Hice caso omiso del escenario interno del partido y me volqué  en la campaña electoral, una fuente  de emociones sin fin. Había dejado   Murcia en 1959 y volvía dieciocho años después. A los sones de la Internacional, me pateé arriba y abajo Lorca, Cartagena, Cieza, Caravaca, San Javier y un sin fin de pueblos.  Mis sensualidades  vibraban ante cada hermosa puesta de sol, ante la vista de la Huerta y del mar, con los amplios públicos, que, entre curiosos e interesados,  acudían a los mítines del Partido Socialista. Contra viento y marea  de las mentalidades de campanario y de las frondas partidarias,  con un discurso colorista autóctono de tonos igualitarios, gano limpiamente a mis competidores a derecha e izquierda.  En el último mítin, en Murcia capital,  creí percibir el clamor,  de que Murcia me había reconocido como uno de los suyos  y  me iba a dar la victoria sobre mis  contrincantes. Como así sucedió. Solamente que las relaciones de poder imponían al PSOE y a mí nuestro lugar en la Oposición: el caso es que  la mañana del 16 de junio me encontré con  mi elección al Senado, como mandato  para alzar en España un Estado de Derecho como instrumento para la democratización de Estado y sociedad. 

En Madrid, hablé con Alfonso Guerra  quién por supuesto, tenía ya abierto un archivo con todos los chismes  del partido en Murcia,  y me incorporé al Grupo Parlamentario Socialista.
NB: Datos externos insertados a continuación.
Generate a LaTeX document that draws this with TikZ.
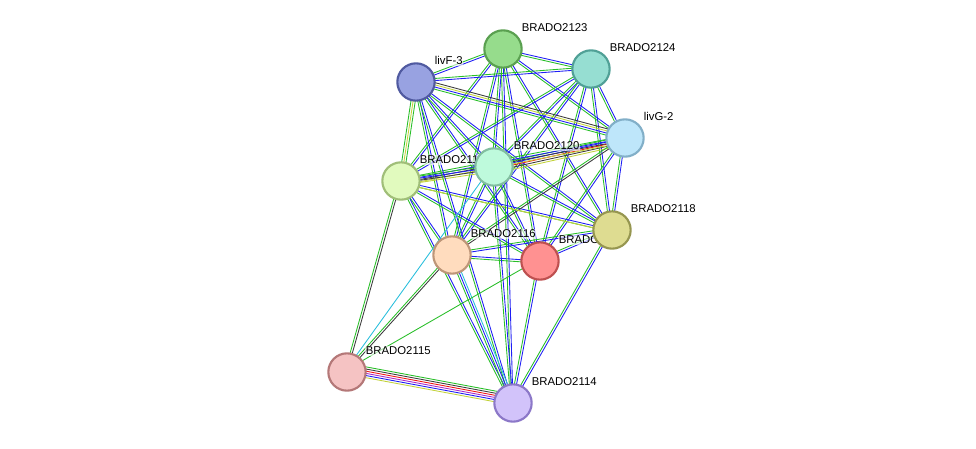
\documentclass[tikz,border=0pt]{standalone}
\usepackage{fontspec}
\setmainfont{Liberation Sans}
\usetikzlibrary{calc,positioning}
\definecolor{eg}{RGB}{40,190,40}
\definecolor{eb}{RGB}{30,30,245}
\definecolor{ey}{RGB}{195,210,60}
\definecolor{ek}{RGB}{60,60,60}
\definecolor{er}{RGB}{240,20,20}
\definecolor{ec}{RGB}{40,190,220}
\definecolor{ep}{RGB}{170,40,200}
\newcommand\bundle[3]{%
  \foreach \c [count=\i] in {#3} {%
    \draw[Edge, \c] ($(#1)!{(\i-2)*1.6pt}!90:(#2)$) -- ($(#2)!{(\i-2)*1.6pt}!-90:(#1)$);}}
\begin{document}
\begin{tikzpicture}[x=0.75pt, y=-0.75pt]
		\tikzstyle{Prot} 	= [circle, draw, line width=1.6pt, minimum size=28pt, inner sep=0pt]
		\tikzstyle{Edge}	= [line width=0.65pt]
		\tikzstyle{Lbl}		= [font=\fontsize{8.5}{10}\selectfont, anchor=base west, fill=white, fill opacity=0.6, text opacity=1, inner sep=0.5pt]
		\useasboundingbox (0,0) rectangle (976,449);

		\coordinate (v2123) at (503, 49);
		\coordinate (v2124) at (591, 69);
		\coordinate (vlivF) at (416, 82);
		\coordinate (vlivG) at (625, 138);
		\coordinate (v2120) at (494, 167);
		\coordinate (v2119) at (401, 181);
		\coordinate (v2118) at (612, 230);
		\coordinate (v2116) at (452, 255);
		\coordinate (v2117) at (540, 261);
		\coordinate (v2115) at (347, 372);
		\coordinate (v2114) at (513, 403);

		% links among the upper cluster
		\foreach \a/\b in {v2123/v2124, v2123/vlivF, v2123/vlivG, v2123/v2120, v2123/v2119, v2123/v2118, v2123/v2116, v2123/v2117,
			v2124/vlivF, v2124/vlivG, v2124/v2120, v2124/v2119, v2124/v2118, v2124/v2116, v2124/v2117,
			vlivF/v2120, vlivF/v2118, vlivF/v2116, vlivF/v2117,
			vlivG/v2118, vlivG/v2117,
			v2120/v2118, v2120/v2116, v2120/v2117,
			v2119/v2118, v2119/v2116, v2119/v2117,
			v2118/v2116, v2118/v2117, v2116/v2117}
			{\bundle{\a}{\b}{eg,eb}}
		\bundle{vlivF}{vlivG}{eg,eb,ey,ek}
		\bundle{vlivF}{v2119}{eg,ey,eg}
		\bundle{vlivG}{v2120}{eg,eb,er,ek,ey}
		\bundle{vlivG}{v2119}{eg,eb,ek,ey}
		\bundle{v2120}{v2119}{eg,eb,ek,ey}
		\bundle{vlivG}{v2116}{eg,ek}
		\bundle{v2119}{v2118}{ey}
		% links to the lower pair
		\foreach \a in {v2123, vlivF, v2120, v2119, v2118, v2117}
			{\bundle{\a}{v2114}{eg,eb}}
		\bundle{v2116}{v2114}{eg,eb,ec}
		\bundle{v2119}{v2115}{eg,ek}
		\bundle{v2116}{v2115}{eg,ek}
		\bundle{v2120}{v2115}{ec}
		\bundle{v2117}{v2115}{eg}
		\bundle{v2115}{v2114}{ey,eb,ep,er,ek,eg}

		\node (l2123) at ($(v2123)+(18,-17)$) [Lbl] {BRADO2123};
		\node (l2124) at ($(v2124)+(18,-17)$) [Lbl] {BRADO2124};
		\node (llivF) at ($(vlivF)+(18,-17)$) [Lbl] {livF-3};
		\node (llivG) at ($(vlivG)+(18,-17)$) [Lbl] {livG-2};
		\node (l2120) at ($(v2120)+(19,-17)$) [Lbl] {BRADO2120};
		\node (l2119) at ($(v2119)+(18,-17)$) [Lbl] {BRADO2119};
		\node (l2118) at ($(v2118)+(18,-17)$) [Lbl] {BRADO2118};
		\node (l2116) at ($(v2116)+(18,-17)$) [Lbl] {BRADO2116};
		\node (l2117) at ($(v2117)+(18,-17)$) [Lbl] {BRADO2117};
		\node (l2115) at ($(v2115)+(18,-17)$) [Lbl] {BRADO2115};
		\node (l2114) at ($(v2114)+(18,-17)$) [Lbl] {BRADO2114};

		\node (n2123) at (v2123) [Prot, fill={rgb,255:red,150;green,220;blue,140}, draw={rgb,255:red,90;green,160;blue,80}] {};
		\node (n2124) at (v2124) [Prot, fill={rgb,255:red,150;green,222;blue,210}, draw={rgb,255:red,80;green,160;blue,150}] {};
		\node (nlivF) at (vlivF) [Prot, fill={rgb,255:red,152;green,162;blue,225}, draw={rgb,255:red,80;green,90;blue,160}] {};
		\node (nlivG) at (vlivG) [Prot, fill={rgb,255:red,190;green,230;blue,250}, draw={rgb,255:red,130;green,175;blue,200}] {};
		\node (n2120) at (v2120) [Prot, fill={rgb,255:red,190;green,250;blue,220}, draw={rgb,255:red,130;green,190;blue,160}] {};
		\node (n2119) at (v2119) [Prot, fill={rgb,255:red,225;green,250;blue,190}, draw={rgb,255:red,160;green,190;blue,120}] {};
		\node (n2118) at (v2118) [Prot, fill={rgb,255:red,222;green,220;blue,145}, draw={rgb,255:red,150;green,150;blue,80}] {};
		\node (n2116) at (v2116) [Prot, fill={rgb,255:red,255;green,220;blue,190}, draw={rgb,255:red,190;green,150;blue,120}] {};
		\node (n2117) at (v2117) [Prot, fill={rgb,255:red,255;green,145;blue,145}, draw={rgb,255:red,190;green,80;blue,80}] {};
		\node (n2115) at (v2115) [Prot, fill={rgb,255:red,245;green,195;blue,195}, draw={rgb,255:red,180;green,120;blue,120}] {};
		\node (n2114) at (v2114) [Prot, fill={rgb,255:red,210;green,195;blue,250}, draw={rgb,255:red,140;green,120;blue,200}] {};
	\end{tikzpicture}
\end{document}
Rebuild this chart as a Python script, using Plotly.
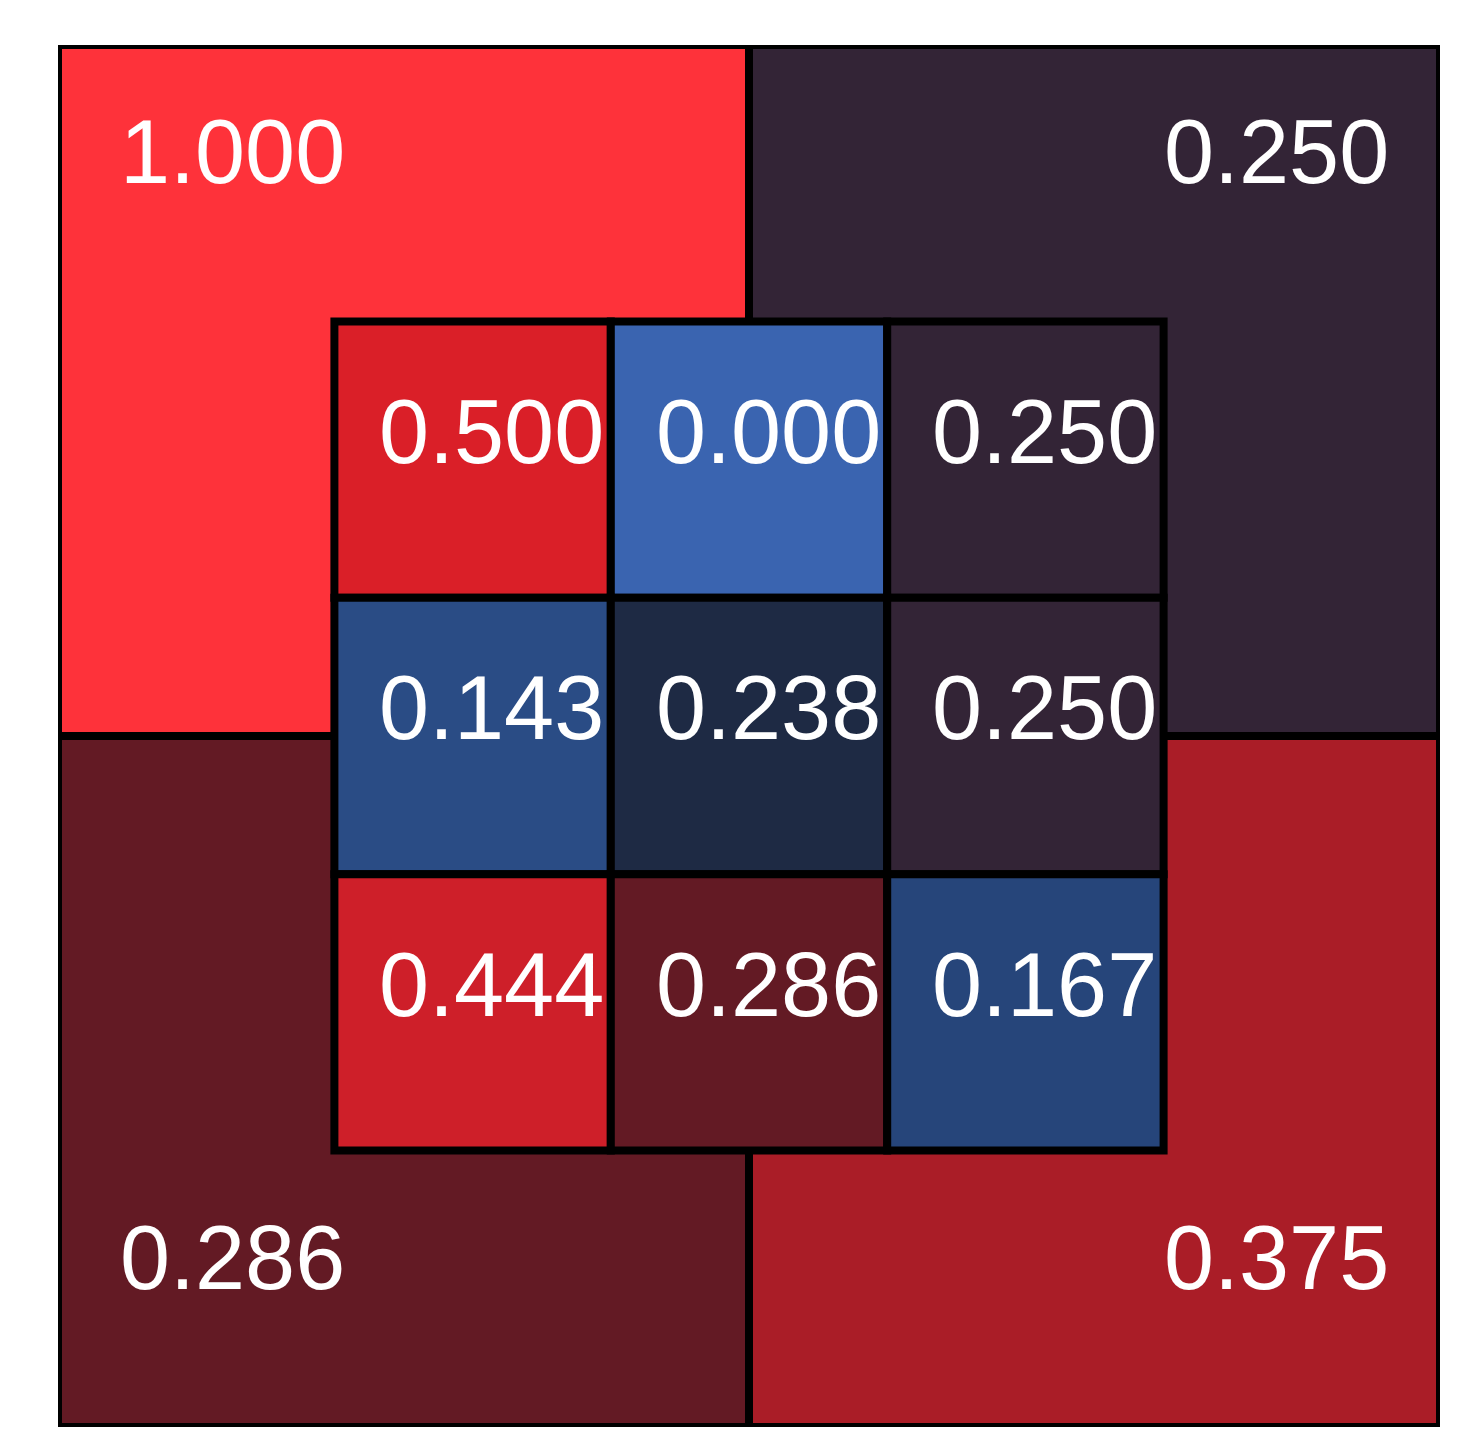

En la primera sesión, en la que se nos pidió una presentación personal, fué de ver el contraste entre el compromiso político en  la lucha contra la dictadura de tantos socialistas de todos los rincones de España, y mi hoja de servicios en blanco. Sin perjuicio de ello, los compañeros me votaron por unanimidad para las Comisiones constitucional y de Asuntos exteriores.     

La solemnidad del momento constituyente se plasmó  tanto en la Mesa de edad, del Congreso, con la presencia de Dolores Ibárruri y Rafael Alberti, como en el rechazo mayoritario del proyecto de Suárez de presentar a las Cámaras una constitución hecha por expertos juristas, léase García de Enterría, y en la aprobación por el Congreso como contraste, a iniciativa de González, de que debatiéramos y aprobáramos en las Cortes una nueva Constitución.

En el primer Pleno del Senado, fue una grata sorpresa apreciar en los cuarenta Senadores por designación real – desde Landelino Lavilla, Enrique Fuentes Quintana, Antonio Hernández Gil y Luis Sánchez Agesta  a José Ortega Spottorno, José  Ángel Sánchez Asiaín, Guillermo Luca de Tena   y Carlos Ollero -- la excelente representación del conservadurismo ilustrado. Morodo ha dejado constancia [4] de  que, habida cuenta de la presencia en el Congreso de los líderes políticos, más bien  tejedores del consenso en nocturnidad, el gran debate constituyente tuvo lugar en el Senado.  Puede parecer exagerado, pero en medio de la menesterosidad  de la sociedad española de entonces, el Senado  me resultaba lo más parecido a  la Escuela de Atenas, de Rafael, que cuelga en el Museo Vaticano.


1.2  Problemas, búsqueda de soluciones y constreñimientos fácticos

En la descripción del trabajo concreto en el Senado, me referiré a los debates en los que estuve personalmente envuelto tales como  la parte dogmática de la Constitución, la forma de gobierno,  el Orden territorial y la apertura  de España al Derecho internacional y a la integración en Europa

De la parte dogmática de la Constitución, fue significativo del ambiente reinante,  la naturalidad del consenso en torno al Estado social y democrático de Derecho,  la soberanía popular y la democracia como forma de Estado,  y  la descentralización del Orden territorial.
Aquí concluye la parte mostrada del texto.